The images this morning showed a nice big twin storm system over the whole country so those dark clouds
on the horizon were sure to bring a sizeable chunk of rain. The skies at 730am were already telling of the impending rains with the 25 knot winds blowing the clouds quickly across the sky. A few short minutes later and the rains began, immediately dousing the area in a downpour that obfuscated all the surrounding hills and brought streams of water flowing from the runway.

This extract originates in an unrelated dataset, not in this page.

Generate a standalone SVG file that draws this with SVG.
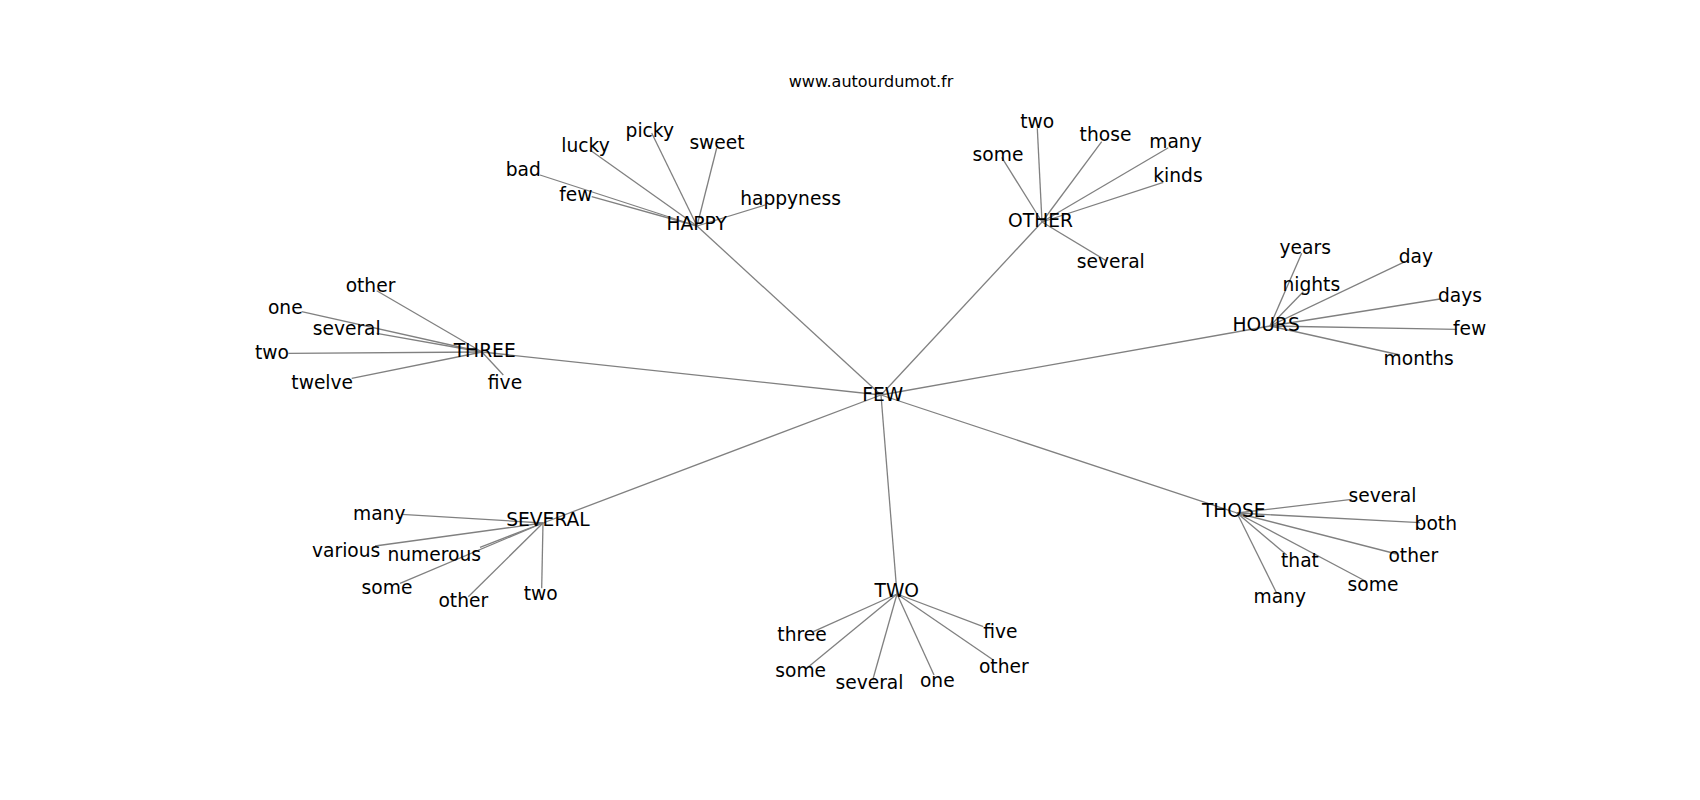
<svg xmlns="http://www.w3.org/2000/svg" width="1700" height="800" viewBox="0 0 1700 800">
<style>
.e{stroke:#808080;stroke-width:1.3;fill:none}
text{font-family:"DejaVu Sans","Liberation Sans",sans-serif;font-size:18.67px;fill:#000;text-anchor:middle}
.t{font-size:16px}
</style>
<rect width="1700" height="800" fill="#fff"/>
<text class="t" x="871" y="86.7">www.autourdumot.fr</text>
<g id="connectors">
<line class="e" x1="881" y1="395" x2="697" y2="226"/>
<line class="e" x1="881" y1="395" x2="1042" y2="222"/>
<line class="e" x1="881" y1="395" x2="1270" y2="326"/>
<line class="e" x1="881" y1="395" x2="482" y2="352"/>
<line class="e" x1="881" y1="395" x2="543" y2="523"/>
<line class="e" x1="881" y1="395" x2="897" y2="594"/>
<line class="e" x1="881" y1="395" x2="1237" y2="513"/>
<line class="e" x1="697" y1="226" x2="540" y2="175"/>
<line class="e" x1="697" y1="226" x2="591.7" y2="196.7"/>
<line class="e" x1="697" y1="226" x2="590" y2="150"/>
<line class="e" x1="697" y1="226" x2="651.7" y2="133"/>
<line class="e" x1="697" y1="226" x2="716.7" y2="148"/>
<line class="e" x1="697" y1="226" x2="765" y2="205"/>
<line class="e" x1="1042" y1="222" x2="1001.7" y2="157.3"/>
<line class="e" x1="1042" y1="222" x2="1037.3" y2="128.3"/>
<line class="e" x1="1042" y1="222" x2="1101.7" y2="141.7"/>
<line class="e" x1="1042" y1="222" x2="1168.3" y2="147.7"/>
<line class="e" x1="1042" y1="222" x2="1163.3" y2="182.3"/>
<line class="e" x1="1042" y1="222" x2="1106.7" y2="261"/>
<line class="e" x1="1270" y1="326" x2="1301.7" y2="253.3"/>
<line class="e" x1="1270" y1="326" x2="1303.3" y2="291.7"/>
<line class="e" x1="1270" y1="326" x2="1405" y2="261.7"/>
<line class="e" x1="1270" y1="326" x2="1440" y2="299"/>
<line class="e" x1="1270" y1="326" x2="1456.7" y2="329.3"/>
<line class="e" x1="1270" y1="326" x2="1400" y2="355"/>
<line class="e" x1="482" y1="352" x2="376.7" y2="290.7"/>
<line class="e" x1="482" y1="352" x2="301.7" y2="311.7"/>
<line class="e" x1="482" y1="352" x2="376.7" y2="333.3"/>
<line class="e" x1="482" y1="352" x2="288.3" y2="353.3"/>
<line class="e" x1="482" y1="352" x2="351.7" y2="378.3"/>
<line class="e" x1="482" y1="352" x2="503.3" y2="375"/>
<line class="e" x1="543" y1="523" x2="401.7" y2="514.3"/>
<line class="e" x1="543" y1="523" x2="375" y2="546"/>
<line class="e" x1="543" y1="523" x2="480" y2="547.3"/>
<line class="e" x1="543" y1="523" x2="400" y2="583.3"/>
<line class="e" x1="543" y1="523" x2="468.3" y2="596.7"/>
<line class="e" x1="543" y1="523" x2="541.7" y2="588.3"/>
<line class="e" x1="897" y1="594" x2="813.3" y2="631.7"/>
<line class="e" x1="897" y1="594" x2="806.7" y2="668.3"/>
<line class="e" x1="897" y1="594" x2="872.7" y2="680"/>
<line class="e" x1="897" y1="594" x2="934" y2="675"/>
<line class="e" x1="897" y1="594" x2="983.3" y2="626.7"/>
<line class="e" x1="897" y1="594" x2="993.3" y2="660"/>
<line class="e" x1="1237" y1="513" x2="1351.7" y2="499.3"/>
<line class="e" x1="1237" y1="513" x2="1420" y2="522.7"/>
<line class="e" x1="1237" y1="513" x2="1396.7" y2="554"/>
<line class="e" x1="1237" y1="513" x2="1286.7" y2="555"/>
<line class="e" x1="1237" y1="513" x2="1366.7" y2="581.7"/>
<line class="e" x1="1237" y1="513" x2="1276.7" y2="593.3"/>
</g>
<g id="n-few"><text x="882.7" y="400.7">FEW</text></g>
<g id="n-happy"><text x="696.7" y="229.5">HAPPY</text></g>
<g id="n-other"><text x="1040.5" y="226.7">OTHER</text></g>
<g id="n-hours"><text x="1266.2" y="331">HOURS</text></g>
<g id="n-three"><text x="484.7" y="356.7">THREE</text></g>
<g id="n-several"><text x="548" y="526">SEVERAL</text></g>
<g id="n-two"><text x="896.8" y="596.7">TWO</text></g>
<g id="n-those"><text x="1233.8" y="517.3">THOSE</text></g>
<g id="happy-bad"><text x="523.3" y="176">bad</text></g>
<g id="happy-few"><text x="575.8" y="201">few</text></g>
<g id="happy-lucky"><text x="585.5" y="151.7">lucky</text></g>
<g id="happy-picky"><text x="649.8" y="136.7">picky</text></g>
<g id="happy-sweet"><text x="717" y="149.3">sweet</text></g>
<g id="happy-happyness"><text x="790.5" y="205">happyness</text></g>
<g id="other-some"><text x="998" y="161">some</text></g>
<g id="other-two"><text x="1037.3" y="128.3">two</text></g>
<g id="other-those"><text x="1105.5" y="140.7">those</text></g>
<g id="other-many"><text x="1175.5" y="147.7">many</text></g>
<g id="other-kinds"><text x="1178" y="182.3">kinds</text></g>
<g id="other-several"><text x="1110.8" y="268.3">several</text></g>
<g id="hours-years"><text x="1305.2" y="254">years</text></g>
<g id="hours-nights"><text x="1311.3" y="290.7">nights</text></g>
<g id="hours-day"><text x="1415.8" y="262.7">day</text></g>
<g id="hours-days"><text x="1460" y="301.7">days</text></g>
<g id="hours-few"><text x="1469.7" y="335">few</text></g>
<g id="hours-months"><text x="1418.7" y="365">months</text></g>
<g id="three-other"><text x="370.5" y="292.3">other</text></g>
<g id="three-one"><text x="285.3" y="314">one</text></g>
<g id="three-several"><text x="346.7" y="335">several</text></g>
<g id="three-two"><text x="272" y="359">two</text></g>
<g id="three-twelve"><text x="322.2" y="389.3">twelve</text></g>
<g id="three-five"><text x="505" y="389.3">five</text></g>
<g id="several-many"><text x="379.2" y="520">many</text></g>
<g id="several-various"><text x="346.2" y="556.7">various</text></g>
<g id="several-numerous"><text x="434.2" y="560.7">numerous</text></g>
<g id="several-some"><text x="387" y="594.3">some</text></g>
<g id="several-other"><text x="463.3" y="606.7">other</text></g>
<g id="several-two"><text x="540.8" y="600">two</text></g>
<g id="two-three"><text x="802" y="641">three</text></g>
<g id="two-some"><text x="800.7" y="676.7">some</text></g>
<g id="two-several"><text x="869.5" y="689.3">several</text></g>
<g id="two-one"><text x="937.3" y="686.7">one</text></g>
<g id="two-five"><text x="1000.3" y="637.7">five</text></g>
<g id="two-other"><text x="1003.8" y="673.3">other</text></g>
<g id="those-several"><text x="1382.5" y="501.7">several</text></g>
<g id="those-both"><text x="1435.8" y="530">both</text></g>
<g id="those-other"><text x="1413.3" y="561.7">other</text></g>
<g id="those-that"><text x="1300" y="567.3">that</text></g>
<g id="those-some"><text x="1373" y="591">some</text></g>
<g id="those-many"><text x="1279.7" y="603.3">many</text></g>
</svg>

The rains come as both a blessing and a curse. For the dried earth, the rain is a welcome addition to bring fresh growth to the farms and grasses and reduce dust and pollution in the air. Conversely, the torrential rain often causes so much water to flow that roads are damaged, houses flooded, construction projects swamped, and crops destroyed. Sadly not everyone has access to the technology that can help us foresee the bigger storms and reduce damages from the water.

As I'm writing this, the storm is already passing by. The heavy rain reduced to a manageable downpour and the birds and lizards already floating around to eat up all the insects that surface when the water flows. The winds are calming down as well and we start to think about all the mowing to come in the coming weeks with the fresh growth of grass that results from the rain.